Engagement is the Only Thing

Thursday, July 17, 2014

Day 17 of #BTBC14
Share a great classroom management strategy.

     I was at a PD the other day about small group instruction in reading and the presenters, +Anne Kruder and +Courtney O'Connor, had this slide in their presentation.  Doesn't it pretty much sum it all up?  No matter what we are teaching, kindergarten to high school or emergent reading to honors literature, our students will not learn nearly what they could if engagement is not there.  

    So what is engagement?

    I had a meeting today with some teachers and admins in my district, and we were discussing this very topic.  +Shannon Soger asked us to think about what makes our district one of a kind.   Many things were mentioned.  We have had full inclusion for the past 8 or 9 years, and we are now entering our third year of having full 1:1 technology.  We have also been working for a few years on understanding the Common Core standards, and we have a strong professional development and mentor program in place thanks to +Marilyn McManus.  But what impact has that had on our students and their learning?  It seems to be that when people come to see our classrooms in action, they tend to walk away talking about student engagement.  

     There is a difference between students being on task, and students being engaged.  The blog challenge topic today is to discuss great classroom management strategies, and I am going to bypass the strategies and just go to the source of good classroom management: student engagement.  

     Phil Schlecty (1994) says students who are engaged exhibit three characteristics:
          1.  They are attracted to their work.
          2.  They persist in their work despite challenges and obstacles.
          3.  They take visible delight in accomplishing their work.  

     In terms of behavior management, if our students have those characteristics as learners, then they would be less likely to misbehave in our classrooms.  At least, that is my professional opinion. Students in my classrooms were always less likely to throw a pencil or say a mean comment when they were engaged in their activity.  (Yes, there were a few pencils thrown in my room over the years.  Not many, but a few.) 

     So how to we ensure student engagement?

     At the meeting today, +Jeremy Majeski mentioned one of my favorite Keynote speakers of all time, John Antonetti.  He created the Learning Cube to show ways to promote engagement in his book Writing as a Measure and Model of Thinking.  He says that if teachers want students to be engaged in their learning, they should pick at least one element from each side of the cube when planning.  On the top of the cube are Robert Marzano's instructional strategies.  On the right side are the top level of Blooms taxonomy.  (I would assume that they are now modified and should say Applying/ Analyzing/ Evaluating/ and Creating.)  The front of the cube are the engaging qualities from Phil Schleckty.
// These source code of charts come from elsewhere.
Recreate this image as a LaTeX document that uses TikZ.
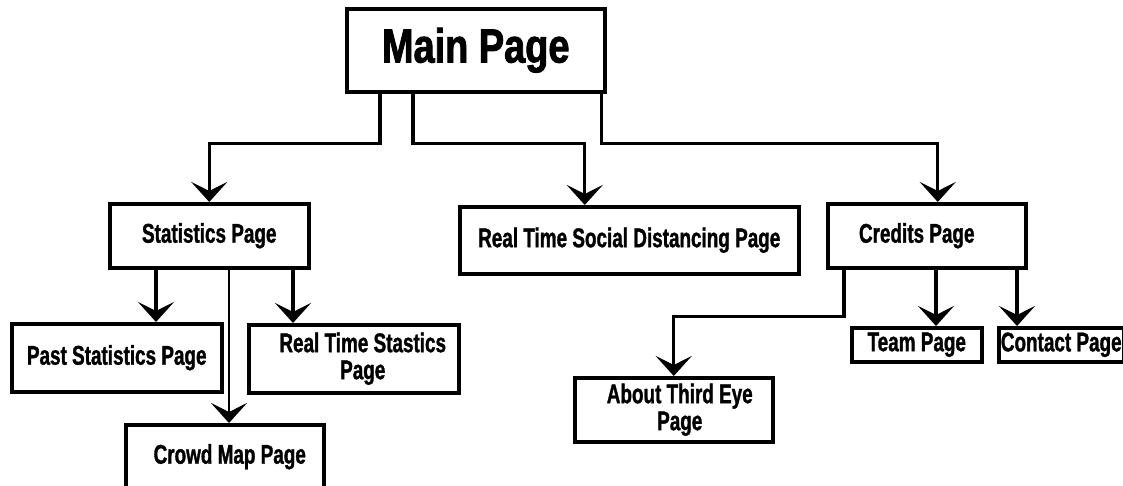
\documentclass[tikz,border=0pt]{standalone}
\usepackage{fontspec}
\setmainfont{Liberation Sans}
\newfontfamily\boxfont{Liberation Sans}[FakeStretch=0.70,FakeBold=1.2]
\newfontfamily\titlefont{Liberation Sans}[FakeStretch=0.79,FakeBold=1.8]
\usetikzlibrary{arrows.meta}
\begin{document}
\begin{tikzpicture}[x=1pt,y=-1pt,
  pagebox/.style={draw, line width=3.5pt, rectangle, anchor=north west, inner sep=0pt,
    align=center, font=\boxfont\bfseries\fontsize{27}{27}\selectfont},
  conn/.style={line width=3.2pt, -{Stealth[length=20pt,width=36pt,inset=9pt]}},
  thinconn/.style={conn, line width=2.2pt}]
\useasboundingbox[fill=white] (0,0) rectangle (1123,485);

% boxes
\node[pagebox, minimum width=258pt, minimum height=83pt,
      font=\titlefont\bfseries\fontsize{48}{50}\selectfont] (main) at (345,7) {Main Page};
\node[pagebox, minimum width=199pt, minimum height=64pt] (stats) at (108,202) {Statistics Page};
\node[pagebox, minimum width=339pt, minimum height=67pt] (rtsd) at (458,205) {Real Time Social Distancing Page};
\node[pagebox, minimum width=198pt, minimum height=64pt] (credits) at (826,202) {Credits Page\hspace*{20pt}};
\node[pagebox, minimum width=210pt, minimum height=68pt] (past) at (10,322) {Past Statistics Page};
\node[pagebox, minimum width=210pt, minimum height=68pt] (rts) at (247,323) {\hspace*{18pt}Real Time Stastics\\\hspace*{18pt}Page};
\node[pagebox, minimum width=198pt, minimum height=64pt] (crowd) at (124,423) {\hspace*{10pt}Crowd Map Page};
\node[pagebox, minimum width=130pt, minimum height=34pt] (team) at (850,326) {Team Page};
\node[pagebox, minimum width=125pt, minimum height=34pt] (contact) at (997,326) {Contact Page};
\node[pagebox, minimum width=198pt, minimum height=64pt] (about) at (573,376) {\hspace*{12pt}About Third Eye\\\hspace*{12pt}Page};

% connector start points
\coordinate (m1) at ([xshift=35pt]main.south west);
\coordinate (m2) at ([xshift=68pt]main.south west);
\coordinate (m3) at ([xshift=-5pt]main.south east);
\coordinate (s1) at ([xshift=48pt]stats.south west);
\coordinate (s2) at ([xshift=121pt]stats.south west);
\coordinate (s3) at ([xshift=185pt]stats.south west);
\coordinate (c1) at ([xshift=18pt]credits.south west);
\coordinate (c2) at ([xshift=110pt]credits.south west);
\coordinate (c3) at ([xshift=191pt]credits.south west);

% connectors from main page
\draw[conn] (m1) -- ++(0,50) -| (stats.north);
\draw[conn] (m2) -- ++(0,50) -| ([xshift=-44.5pt]rtsd.north);
\draw[conn] (m3) -- ++(0,50) -| ([xshift=11pt]credits.north);

% connectors from statistics page
\draw[conn] (s1) -- (s1 |- past.north);
\draw[thinconn] (s2) -- (s2 |- crowd.north);
\draw[conn] (s3) -- (s3 |- rts.north);

% connectors from credits page
\draw[conn] (c1) -- ++(0,47) -| (about.north);
\draw[conn] (c2) -- (c2 |- team.north);
\draw[conn] (c3) -- (c3 |- contact.north);
\end{tikzpicture}
\end{document}
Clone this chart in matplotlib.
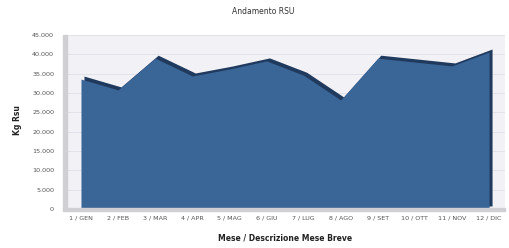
import numpy as np
import matplotlib.pyplot as plt
import matplotlib.transforms as mtransforms
from matplotlib.patches import Rectangle

mesi = ["1 / GEN", "2 / FEB", "3 / MAR", "4 / APR", "5 / MAG", "6 / GIU",
        "7 / LUG", "8 / AGO", "9 / SET", "10 / OTT", "11 / NOV", "12 / DIC"]
kg_rsu = [33600, 30800, 39000, 34400, 36200, 38300,
          34600, 28200, 39000, 38000, 37000, 40600]
y_ticks = [0, 5000, 10000, 15000, 20000, 25000, 30000, 35000, 40000, 45000]
y_tick_labels = ["0", "5.000", "10.000", "15.000", "20.000", "25.000",
                 "30.000", "35.000", "40.000", "45.000"]

W, H = 509, 248
fig = plt.figure(figsize=(W / 100, H / 100), dpi=100)
ax = fig.add_axes([68 / W, (H - 209) / H, (505 - 68) / W, (209 - 35) / H])

x = np.arange(len(mesi))
ax.set_facecolor("#f1f1f6")
for yt in y_ticks[1:]:
    ax.axhline(yt, color="#dedee8", lw=0.6, zorder=0)

# depth of the area (dark shade shifted up-right)
shift = mtransforms.offset_copy(ax.transData, fig=fig, x=3, y=3, units="dots")
ax.fill_between(x, 0, kg_rsu, color="#203a5e", lw=0, transform=shift, zorder=2)
ax.fill_between(x, 0, kg_rsu, color="#3a6597", lw=0, zorder=3)

# left wall and floor
ax.add_patch(Rectangle((-5 / 437, 0), 4 / 437, 1, transform=ax.transAxes,
                       color="#cfcfd4", clip_on=False, zorder=1))
ax.add_patch(Rectangle((-5 / 437, -2 / 174), 1 + 5 / 437, 3 / 174,
                       transform=ax.transAxes, color="#cfcfd4",
                       clip_on=False, zorder=4))

ax.set_xlim(-0.35, 11.43)
ax.set_ylim(0, 45000)
ax.set_xticks(x)
ax.set_xticklabels(mesi, fontsize=4.6, color="#555555")
ax.set_yticks(y_ticks)
ax.set_yticklabels(y_tick_labels, fontsize=4.6, color="#555555")
ax.tick_params(axis="y", length=0, pad=10)
ax.tick_params(axis="x", length=0, pad=5)
for s in ax.spines.values():
    s.set_visible(False)

fig.text(263 / W, 1 - 12 / H, "Andamento RSU", ha="center", va="center",
         fontsize=5.5, color="#333333")
fig.text(17 / W, 1 - 120 / H, "Kg Rsu", ha="center", va="center",
         rotation=90, fontsize=5.5, fontweight="bold", color="#222222")
fig.text(285 / W, 1 - 238 / H, "Mese / Descrizione Mese Breve", ha="center",
         va="center", fontsize=5.5, fontweight="bold", color="#222222")

fig.savefig("out.png", dpi=100)
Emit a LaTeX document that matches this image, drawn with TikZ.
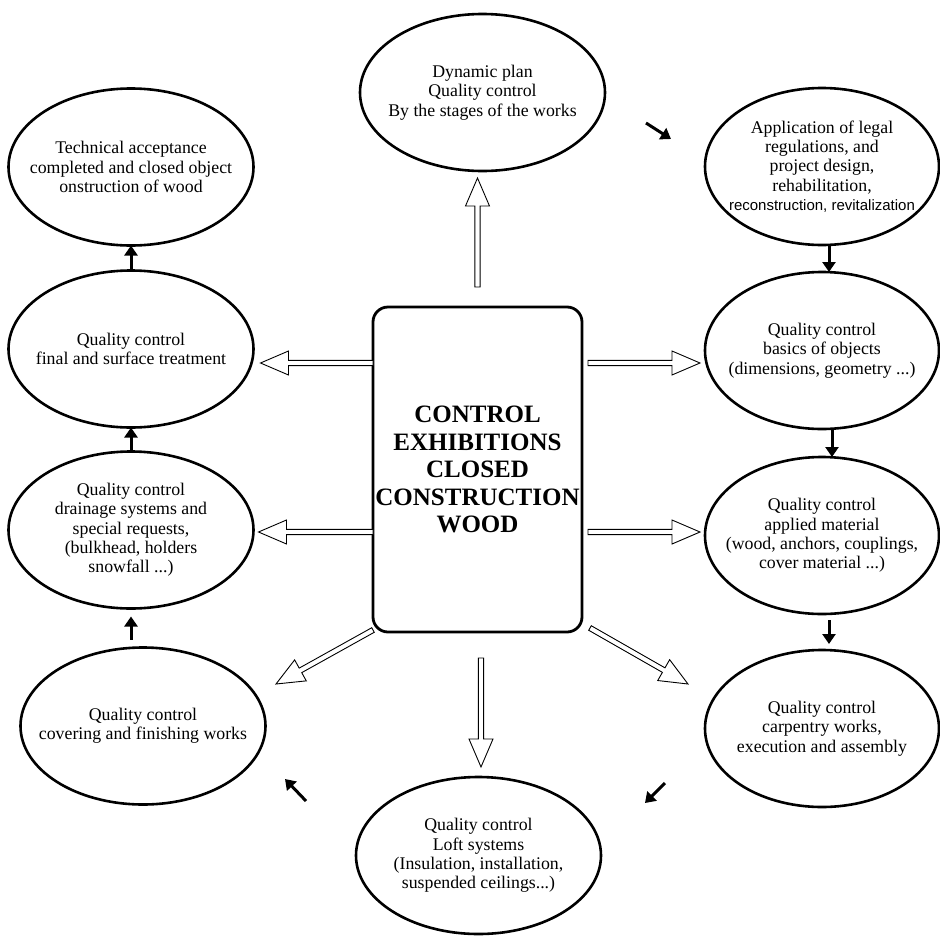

     If we use engaging qualities, Bloom's big idea thinking, and high yield instructional strategies, then we are better ensuring that are students will be engaged.  I would like to add, on top of that, that students need to be working on things that are within their developmental level.  We, as teachers, need to make sure that the cognitive demand we are placing on our students is within their reach.  If I pick three things from each side of the cube (like choice, application and identifying similarities and differences for example) but I didn't think about the cognitive level of the lesson I was planning, then the students might be disengaged anyway because it was just too hard or easy.  

     This week, I taught a PD session with +Felicia Frazier on unpacking the Common Core standards.  Here we are, in the middle of the summer, and teachers were sorting the anchor standards into open sorts and semi-closed sorts using Blooms of Depth of Knowledge.  They were lining up to make a ladder of anchor standard one and highlighting key terms in the standard to notice the rigor increasing.  They were finding verbs and noun phrases and coming to group consensus on their meanings.  They began to think about creating Essential Questions and assessments.  All in all, it was a full day in 3 short hours.  I truly think that because of their thoughtful work on Wednesday, their students will have more engaging lessons that are appropriate for them as learners.

What can we do as teachers to help promote engagement?  On my short list, and in no particular order, are things like:
  •  Use the Learning Cube when planning 
  •  Technology integration and SAMR model understanding
  •  Workshop model and differentiated instruction
  •  Arts integration
  •  Create relevance for students 
  •  Create a sense of community in the classroom
  •  Use formative assessment to kid watch
     So, my classroom management strategy is this: ENGAGEMENT.  Like Christopher Lehman said, "Engagement isn't a thing, it's the only thing."   It certainly isn't an easy thing, however.  It takes a lot of thoughtful work on the part of the teacher.  Somehow, I feel like the teachers in my district have found a way to achieve it.  They should be proud of what they are doing for their students and their future.

1 comment:

  1. What a great post! You are so right. The secret to good classroom management is engagement. The more students are engaged, the less you have to worry about managing the less desirable behaviors. You are also right that there is a difference between compliance and engagement. That's a shift in understanding that is happening at my school. Just because almost all the students are being compliant doesn't mean that they are all engaged. Great thoughts!